When evaluating pre-IPO opportunities – whether direct or indirect – I look for three core factors:
- Dominant technology or structural advantage. The company must have a defensible edge – something competitors can’t easily replicate.
- Massive addressable market. A brilliant product in a small niche rarely produces generational wealth. Scale matters.
- Proven leadership with a track record. Execution separates vision from vaporware. Leadership experience is critical.
When those elements converge, the runway can be extraordinary.
A Word of Caution
Pre-IPO investing is not a lottery ticket. It requires patience. Liquidity may be limited. Valuations can fluctuate dramatically between funding rounds. And regulatory shifts can change timelines.

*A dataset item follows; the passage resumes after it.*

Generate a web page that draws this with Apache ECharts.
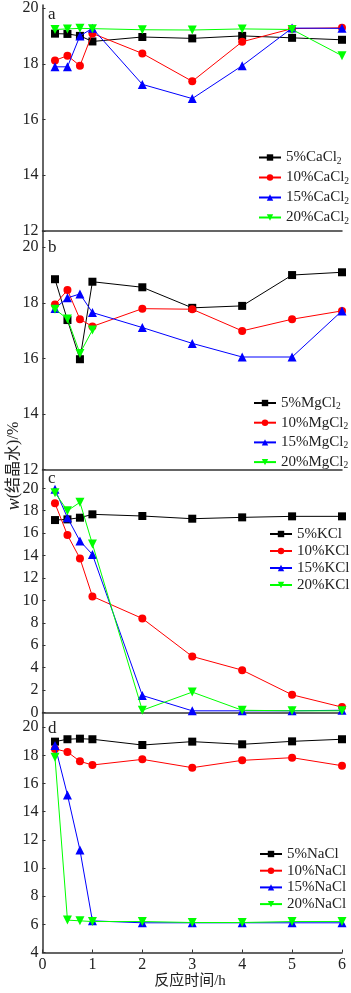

Never invest more than you can afford to lose. Diversification still matters. Prudence still matters.
But ignoring the private markets entirely may mean missing where some of the most dynamic value creation is happening.
The Bigger Picture
We are living through one of the most transformative technological eras in modern history – artificial intelligence, space commercialization, advanced semiconductors, next-generation communications.
Many of the companies shaping this future are still private.
Some will fail. Some will stagnate. But a few will become the defining enterprises of the next 20 years.
The challenge – and the opportunity – is identifying ways to gain exposure before the rest of the market fully understands what’s unfolding.
That has been the guiding principle of my career…
Spot the shift early. Position carefully. Let time and compounding do the heavy lifting.
Because when the headlines arrive and the opening bell rings, it may already be too late.
The real fortunes are often made before the crowd even realizes the opportunity exists.